Figure scripts:
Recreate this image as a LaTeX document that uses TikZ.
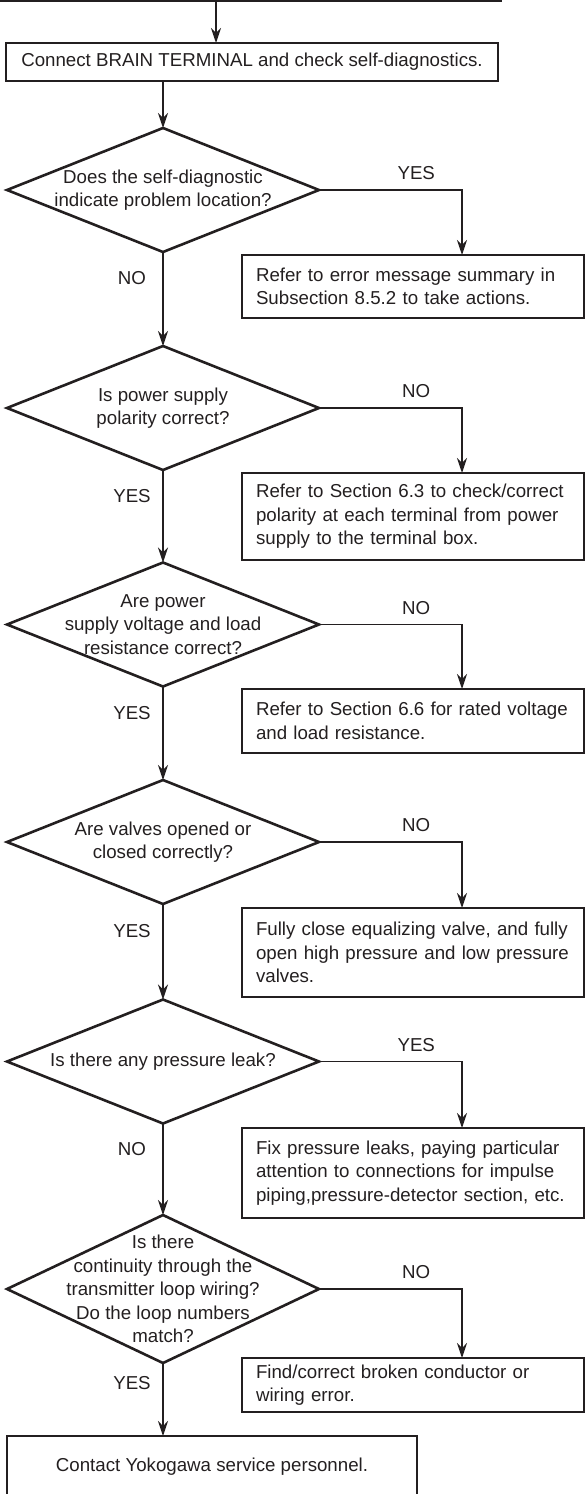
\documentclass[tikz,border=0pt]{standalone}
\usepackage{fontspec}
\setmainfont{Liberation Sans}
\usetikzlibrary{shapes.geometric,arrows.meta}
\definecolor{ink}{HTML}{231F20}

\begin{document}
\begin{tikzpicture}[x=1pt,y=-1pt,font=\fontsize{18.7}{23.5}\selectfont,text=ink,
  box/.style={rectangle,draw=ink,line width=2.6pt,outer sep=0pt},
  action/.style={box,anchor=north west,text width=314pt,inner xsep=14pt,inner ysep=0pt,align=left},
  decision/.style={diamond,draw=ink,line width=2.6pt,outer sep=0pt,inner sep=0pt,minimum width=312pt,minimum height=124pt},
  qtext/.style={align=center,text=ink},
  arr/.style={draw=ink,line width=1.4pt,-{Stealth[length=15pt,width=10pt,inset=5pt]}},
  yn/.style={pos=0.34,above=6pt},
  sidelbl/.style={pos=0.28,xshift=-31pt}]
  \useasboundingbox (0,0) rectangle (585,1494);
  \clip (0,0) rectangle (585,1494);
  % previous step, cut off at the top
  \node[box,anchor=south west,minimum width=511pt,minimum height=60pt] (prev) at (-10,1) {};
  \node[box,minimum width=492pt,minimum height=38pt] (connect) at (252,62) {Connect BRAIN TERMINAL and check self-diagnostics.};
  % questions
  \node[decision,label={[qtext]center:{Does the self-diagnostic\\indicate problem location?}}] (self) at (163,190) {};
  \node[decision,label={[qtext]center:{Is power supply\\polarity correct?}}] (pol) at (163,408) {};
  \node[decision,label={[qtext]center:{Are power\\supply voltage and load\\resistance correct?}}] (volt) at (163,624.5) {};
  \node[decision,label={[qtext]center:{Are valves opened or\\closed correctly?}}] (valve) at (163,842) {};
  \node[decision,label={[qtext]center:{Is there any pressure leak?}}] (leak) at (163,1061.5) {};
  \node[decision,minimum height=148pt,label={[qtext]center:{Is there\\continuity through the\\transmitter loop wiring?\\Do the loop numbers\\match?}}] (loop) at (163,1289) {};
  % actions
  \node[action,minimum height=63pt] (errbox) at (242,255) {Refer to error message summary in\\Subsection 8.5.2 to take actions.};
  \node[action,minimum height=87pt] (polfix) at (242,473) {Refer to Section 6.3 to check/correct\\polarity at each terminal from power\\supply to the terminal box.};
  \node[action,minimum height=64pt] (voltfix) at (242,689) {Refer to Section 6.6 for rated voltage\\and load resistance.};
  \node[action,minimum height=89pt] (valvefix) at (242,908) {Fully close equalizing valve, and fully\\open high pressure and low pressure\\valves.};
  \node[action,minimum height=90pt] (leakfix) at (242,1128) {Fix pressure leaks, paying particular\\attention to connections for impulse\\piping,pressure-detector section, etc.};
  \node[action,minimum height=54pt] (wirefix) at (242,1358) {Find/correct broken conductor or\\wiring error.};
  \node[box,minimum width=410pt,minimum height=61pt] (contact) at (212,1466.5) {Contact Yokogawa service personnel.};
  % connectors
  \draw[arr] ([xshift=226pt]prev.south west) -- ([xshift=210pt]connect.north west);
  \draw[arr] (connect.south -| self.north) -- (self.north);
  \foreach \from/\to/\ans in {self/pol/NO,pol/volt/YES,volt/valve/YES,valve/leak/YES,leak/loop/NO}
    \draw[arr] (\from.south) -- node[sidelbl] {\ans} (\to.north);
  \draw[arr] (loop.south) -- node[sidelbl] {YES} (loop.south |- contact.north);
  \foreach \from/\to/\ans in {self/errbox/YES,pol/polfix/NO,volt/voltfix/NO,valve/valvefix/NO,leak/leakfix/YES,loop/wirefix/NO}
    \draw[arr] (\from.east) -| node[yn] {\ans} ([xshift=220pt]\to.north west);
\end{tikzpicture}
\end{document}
==
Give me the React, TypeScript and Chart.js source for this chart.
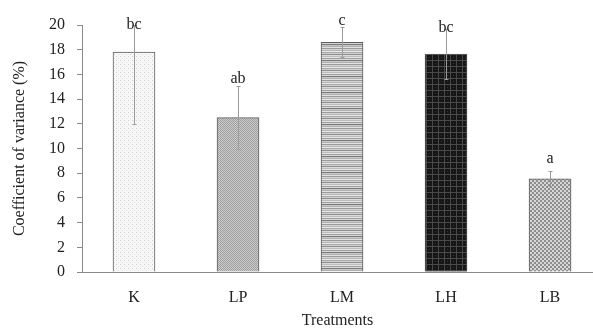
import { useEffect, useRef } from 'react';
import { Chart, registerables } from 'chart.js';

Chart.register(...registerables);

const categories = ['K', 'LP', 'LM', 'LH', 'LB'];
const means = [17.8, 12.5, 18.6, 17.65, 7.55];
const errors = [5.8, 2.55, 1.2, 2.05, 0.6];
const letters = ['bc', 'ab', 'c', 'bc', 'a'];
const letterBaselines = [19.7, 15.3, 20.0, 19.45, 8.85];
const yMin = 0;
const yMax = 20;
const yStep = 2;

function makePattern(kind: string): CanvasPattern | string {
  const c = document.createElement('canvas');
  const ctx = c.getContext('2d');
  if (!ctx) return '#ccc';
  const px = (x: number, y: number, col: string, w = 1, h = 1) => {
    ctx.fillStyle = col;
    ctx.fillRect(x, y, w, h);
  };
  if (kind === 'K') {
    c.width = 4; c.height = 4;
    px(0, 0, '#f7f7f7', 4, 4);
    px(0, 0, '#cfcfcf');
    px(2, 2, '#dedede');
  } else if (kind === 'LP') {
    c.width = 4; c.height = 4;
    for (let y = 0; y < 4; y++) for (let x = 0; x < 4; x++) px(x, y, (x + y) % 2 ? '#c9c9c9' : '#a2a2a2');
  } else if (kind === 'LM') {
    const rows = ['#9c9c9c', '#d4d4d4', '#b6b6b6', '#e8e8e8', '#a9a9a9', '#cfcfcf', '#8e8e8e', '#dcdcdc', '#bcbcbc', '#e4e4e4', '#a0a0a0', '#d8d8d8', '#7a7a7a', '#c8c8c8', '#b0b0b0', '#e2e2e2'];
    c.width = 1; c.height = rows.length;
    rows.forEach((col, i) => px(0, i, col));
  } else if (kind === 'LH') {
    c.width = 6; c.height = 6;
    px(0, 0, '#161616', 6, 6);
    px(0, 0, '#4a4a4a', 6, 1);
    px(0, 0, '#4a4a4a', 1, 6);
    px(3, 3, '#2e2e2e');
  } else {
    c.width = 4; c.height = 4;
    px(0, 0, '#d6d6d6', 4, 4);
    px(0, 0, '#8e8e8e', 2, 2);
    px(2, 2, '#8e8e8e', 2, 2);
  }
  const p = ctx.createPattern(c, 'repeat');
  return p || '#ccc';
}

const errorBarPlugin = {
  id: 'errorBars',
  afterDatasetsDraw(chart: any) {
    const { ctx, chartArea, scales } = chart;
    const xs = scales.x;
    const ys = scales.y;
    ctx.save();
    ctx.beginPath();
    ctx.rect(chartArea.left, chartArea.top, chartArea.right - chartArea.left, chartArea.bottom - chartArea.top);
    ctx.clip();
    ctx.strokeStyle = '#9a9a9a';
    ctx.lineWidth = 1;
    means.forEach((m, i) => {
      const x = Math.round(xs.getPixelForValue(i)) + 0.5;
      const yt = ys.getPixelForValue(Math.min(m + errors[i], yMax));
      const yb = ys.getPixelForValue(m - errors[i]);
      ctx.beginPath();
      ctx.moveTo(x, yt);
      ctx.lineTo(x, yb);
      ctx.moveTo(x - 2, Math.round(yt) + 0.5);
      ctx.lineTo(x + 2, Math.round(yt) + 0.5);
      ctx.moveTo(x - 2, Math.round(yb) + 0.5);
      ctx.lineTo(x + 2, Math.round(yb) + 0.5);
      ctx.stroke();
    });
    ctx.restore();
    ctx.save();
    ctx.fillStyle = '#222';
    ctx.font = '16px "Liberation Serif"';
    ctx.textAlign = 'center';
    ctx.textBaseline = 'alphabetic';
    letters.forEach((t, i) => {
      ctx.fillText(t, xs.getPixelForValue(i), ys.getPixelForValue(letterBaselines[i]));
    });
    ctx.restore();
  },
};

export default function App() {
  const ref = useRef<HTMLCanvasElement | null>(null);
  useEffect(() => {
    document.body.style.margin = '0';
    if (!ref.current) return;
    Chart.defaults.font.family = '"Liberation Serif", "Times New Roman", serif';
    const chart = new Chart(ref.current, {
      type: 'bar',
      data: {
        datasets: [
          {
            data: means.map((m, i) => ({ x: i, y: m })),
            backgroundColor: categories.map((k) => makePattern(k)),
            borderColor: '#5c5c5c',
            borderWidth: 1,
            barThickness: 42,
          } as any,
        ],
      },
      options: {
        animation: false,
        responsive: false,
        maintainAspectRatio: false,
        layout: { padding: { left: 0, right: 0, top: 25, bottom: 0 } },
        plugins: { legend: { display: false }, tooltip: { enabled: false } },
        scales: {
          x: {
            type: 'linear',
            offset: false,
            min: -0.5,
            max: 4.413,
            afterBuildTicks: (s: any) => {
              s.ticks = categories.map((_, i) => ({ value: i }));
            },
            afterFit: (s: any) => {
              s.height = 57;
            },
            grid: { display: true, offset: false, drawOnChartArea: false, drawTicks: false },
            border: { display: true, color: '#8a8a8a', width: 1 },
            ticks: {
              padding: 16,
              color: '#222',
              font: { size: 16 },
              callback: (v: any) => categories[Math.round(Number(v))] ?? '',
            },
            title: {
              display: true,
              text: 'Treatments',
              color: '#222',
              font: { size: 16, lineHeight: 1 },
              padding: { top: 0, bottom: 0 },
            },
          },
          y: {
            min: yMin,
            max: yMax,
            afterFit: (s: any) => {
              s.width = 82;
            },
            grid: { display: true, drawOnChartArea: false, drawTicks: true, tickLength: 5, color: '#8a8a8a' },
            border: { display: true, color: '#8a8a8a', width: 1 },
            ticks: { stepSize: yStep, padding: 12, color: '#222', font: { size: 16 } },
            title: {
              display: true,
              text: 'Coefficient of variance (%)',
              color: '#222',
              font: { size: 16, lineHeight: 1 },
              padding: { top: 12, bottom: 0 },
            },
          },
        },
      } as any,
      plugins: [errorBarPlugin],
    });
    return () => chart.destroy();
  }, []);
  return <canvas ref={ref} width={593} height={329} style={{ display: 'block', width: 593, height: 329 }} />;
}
...
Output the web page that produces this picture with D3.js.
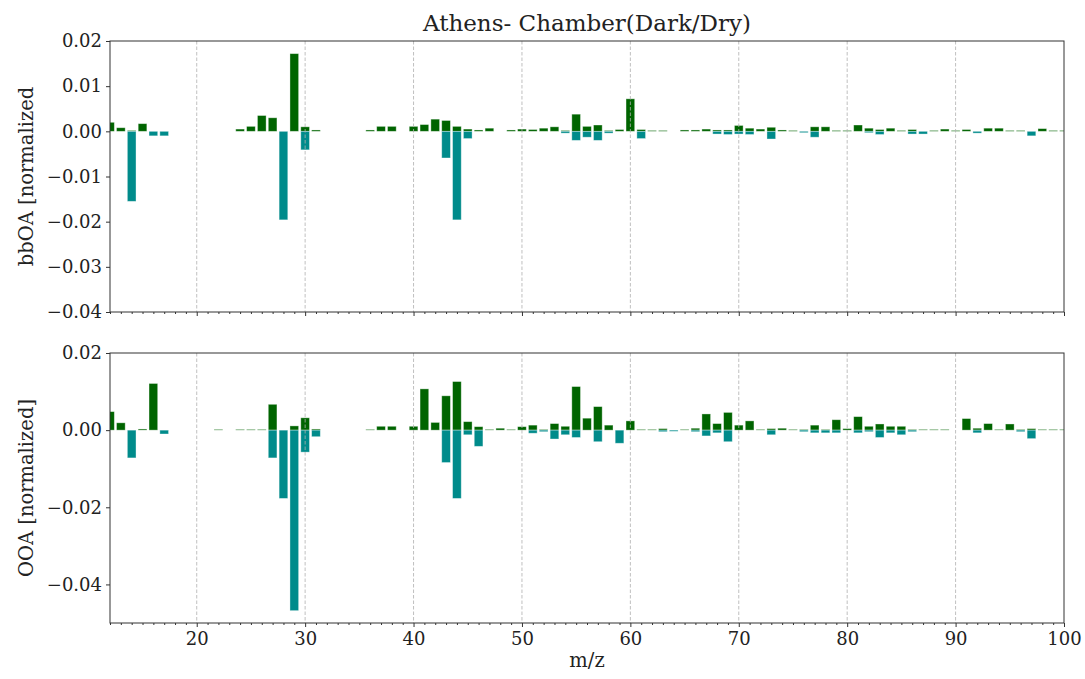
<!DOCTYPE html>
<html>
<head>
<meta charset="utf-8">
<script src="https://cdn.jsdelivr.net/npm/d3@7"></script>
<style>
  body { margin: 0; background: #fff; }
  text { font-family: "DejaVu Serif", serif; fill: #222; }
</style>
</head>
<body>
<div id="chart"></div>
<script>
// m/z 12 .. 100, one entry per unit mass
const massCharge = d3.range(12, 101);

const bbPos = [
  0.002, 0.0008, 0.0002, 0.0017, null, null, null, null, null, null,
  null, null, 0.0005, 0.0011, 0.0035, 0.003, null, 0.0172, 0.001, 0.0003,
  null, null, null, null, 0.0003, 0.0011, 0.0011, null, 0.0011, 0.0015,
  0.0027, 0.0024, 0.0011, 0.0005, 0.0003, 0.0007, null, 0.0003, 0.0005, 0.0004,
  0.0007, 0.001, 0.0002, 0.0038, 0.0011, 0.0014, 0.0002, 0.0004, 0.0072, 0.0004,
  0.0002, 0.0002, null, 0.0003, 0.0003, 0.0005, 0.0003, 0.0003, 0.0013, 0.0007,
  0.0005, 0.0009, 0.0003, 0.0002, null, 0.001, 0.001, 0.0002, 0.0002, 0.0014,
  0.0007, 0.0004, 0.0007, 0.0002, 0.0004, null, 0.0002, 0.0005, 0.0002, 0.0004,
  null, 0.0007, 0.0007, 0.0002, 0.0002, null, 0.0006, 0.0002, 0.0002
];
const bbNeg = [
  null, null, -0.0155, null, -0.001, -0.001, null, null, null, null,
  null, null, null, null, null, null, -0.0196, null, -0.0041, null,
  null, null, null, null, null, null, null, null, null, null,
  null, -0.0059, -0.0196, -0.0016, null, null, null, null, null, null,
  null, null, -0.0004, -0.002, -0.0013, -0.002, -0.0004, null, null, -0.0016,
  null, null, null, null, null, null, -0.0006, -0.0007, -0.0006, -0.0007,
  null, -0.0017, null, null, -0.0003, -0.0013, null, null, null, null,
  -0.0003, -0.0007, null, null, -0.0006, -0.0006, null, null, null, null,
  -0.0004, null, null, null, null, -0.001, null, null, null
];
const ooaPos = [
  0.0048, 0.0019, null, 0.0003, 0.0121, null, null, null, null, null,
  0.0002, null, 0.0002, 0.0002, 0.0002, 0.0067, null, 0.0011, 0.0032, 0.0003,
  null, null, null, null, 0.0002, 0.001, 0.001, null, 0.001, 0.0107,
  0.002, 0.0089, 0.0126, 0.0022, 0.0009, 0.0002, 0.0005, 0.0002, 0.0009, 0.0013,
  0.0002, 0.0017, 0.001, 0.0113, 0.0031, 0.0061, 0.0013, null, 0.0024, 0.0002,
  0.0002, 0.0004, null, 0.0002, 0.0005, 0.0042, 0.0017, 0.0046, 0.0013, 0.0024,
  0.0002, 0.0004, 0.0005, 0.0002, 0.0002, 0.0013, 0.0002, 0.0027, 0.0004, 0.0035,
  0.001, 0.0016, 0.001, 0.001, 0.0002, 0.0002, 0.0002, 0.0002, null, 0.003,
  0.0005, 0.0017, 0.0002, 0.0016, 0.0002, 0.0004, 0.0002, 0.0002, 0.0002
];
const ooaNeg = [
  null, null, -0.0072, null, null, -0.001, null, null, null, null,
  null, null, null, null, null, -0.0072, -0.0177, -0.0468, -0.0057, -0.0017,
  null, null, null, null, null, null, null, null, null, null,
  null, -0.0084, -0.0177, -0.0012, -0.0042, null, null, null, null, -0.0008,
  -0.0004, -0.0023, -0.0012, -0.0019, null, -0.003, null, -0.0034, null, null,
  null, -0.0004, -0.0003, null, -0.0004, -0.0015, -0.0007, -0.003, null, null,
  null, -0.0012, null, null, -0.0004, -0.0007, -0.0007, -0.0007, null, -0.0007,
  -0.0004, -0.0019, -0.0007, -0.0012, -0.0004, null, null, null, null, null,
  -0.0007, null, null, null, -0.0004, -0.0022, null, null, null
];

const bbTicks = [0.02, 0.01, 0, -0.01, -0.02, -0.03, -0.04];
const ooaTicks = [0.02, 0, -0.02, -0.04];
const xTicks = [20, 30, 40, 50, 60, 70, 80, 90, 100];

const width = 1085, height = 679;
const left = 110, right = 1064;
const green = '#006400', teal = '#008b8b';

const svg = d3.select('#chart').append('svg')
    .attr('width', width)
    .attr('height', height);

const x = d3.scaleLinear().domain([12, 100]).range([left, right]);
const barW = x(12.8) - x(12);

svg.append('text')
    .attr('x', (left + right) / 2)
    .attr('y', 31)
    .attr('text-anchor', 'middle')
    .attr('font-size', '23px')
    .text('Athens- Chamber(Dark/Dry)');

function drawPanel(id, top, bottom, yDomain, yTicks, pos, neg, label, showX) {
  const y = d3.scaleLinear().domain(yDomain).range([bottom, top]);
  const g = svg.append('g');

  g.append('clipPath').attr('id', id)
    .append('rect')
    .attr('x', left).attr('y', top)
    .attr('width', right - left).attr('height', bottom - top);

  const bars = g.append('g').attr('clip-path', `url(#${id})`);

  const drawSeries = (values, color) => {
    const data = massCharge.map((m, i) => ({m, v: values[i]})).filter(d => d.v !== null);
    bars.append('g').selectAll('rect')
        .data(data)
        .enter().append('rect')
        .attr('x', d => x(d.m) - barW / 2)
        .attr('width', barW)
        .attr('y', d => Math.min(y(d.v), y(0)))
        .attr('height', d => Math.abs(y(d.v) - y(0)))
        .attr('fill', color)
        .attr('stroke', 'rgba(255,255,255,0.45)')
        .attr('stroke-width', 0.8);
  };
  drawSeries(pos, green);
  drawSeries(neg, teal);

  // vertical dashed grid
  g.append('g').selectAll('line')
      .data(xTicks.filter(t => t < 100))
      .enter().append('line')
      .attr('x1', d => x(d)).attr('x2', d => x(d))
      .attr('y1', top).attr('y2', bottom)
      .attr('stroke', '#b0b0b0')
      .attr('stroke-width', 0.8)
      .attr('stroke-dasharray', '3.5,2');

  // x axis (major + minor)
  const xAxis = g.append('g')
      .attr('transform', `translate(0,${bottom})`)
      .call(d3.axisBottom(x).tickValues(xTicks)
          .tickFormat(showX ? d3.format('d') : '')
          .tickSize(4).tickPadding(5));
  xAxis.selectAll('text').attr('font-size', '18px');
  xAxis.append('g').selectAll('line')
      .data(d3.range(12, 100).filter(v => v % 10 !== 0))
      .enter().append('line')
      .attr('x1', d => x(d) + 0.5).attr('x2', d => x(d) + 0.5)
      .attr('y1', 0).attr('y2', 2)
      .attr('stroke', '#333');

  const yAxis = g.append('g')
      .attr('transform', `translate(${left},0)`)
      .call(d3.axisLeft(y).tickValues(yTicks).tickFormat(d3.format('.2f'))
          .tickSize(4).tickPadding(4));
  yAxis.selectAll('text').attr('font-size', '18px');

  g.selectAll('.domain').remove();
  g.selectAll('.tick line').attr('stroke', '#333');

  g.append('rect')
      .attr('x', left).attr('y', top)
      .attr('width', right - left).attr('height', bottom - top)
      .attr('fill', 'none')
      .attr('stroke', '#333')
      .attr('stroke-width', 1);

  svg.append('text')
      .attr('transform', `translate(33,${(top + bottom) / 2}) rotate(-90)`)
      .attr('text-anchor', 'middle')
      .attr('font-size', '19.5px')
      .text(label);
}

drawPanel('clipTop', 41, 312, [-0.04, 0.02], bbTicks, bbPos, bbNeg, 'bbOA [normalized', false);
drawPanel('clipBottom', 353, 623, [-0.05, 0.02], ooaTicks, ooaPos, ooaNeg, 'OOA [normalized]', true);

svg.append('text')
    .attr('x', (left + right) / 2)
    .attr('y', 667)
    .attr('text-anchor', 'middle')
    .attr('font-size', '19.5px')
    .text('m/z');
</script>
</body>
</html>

(What you should do) Write out again exactly the lines above from the one with "Give me the" through the one with "const yStep = 2;", adding no other lines and no pictures.

(Correct output)
Give me the React, TypeScript and Chart.js source for this chart.
import { useEffect, useRef } from 'react';
import { Chart, registerables } from 'chart.js';

Chart.register(...registerables);

const categories = ['K', 'LP', 'LM', 'LH', 'LB'];
const means = [17.8, 12.5, 18.6, 17.65, 7.55];
const errors = [5.8, 2.55, 1.2, 2.05, 0.6];
const letters = ['bc', 'ab', 'c', 'bc', 'a'];
const letterBaselines = [19.7, 15.3, 20.0, 19.45, 8.85];
const yMin = 0;
const yMax = 20;
const yStep = 2;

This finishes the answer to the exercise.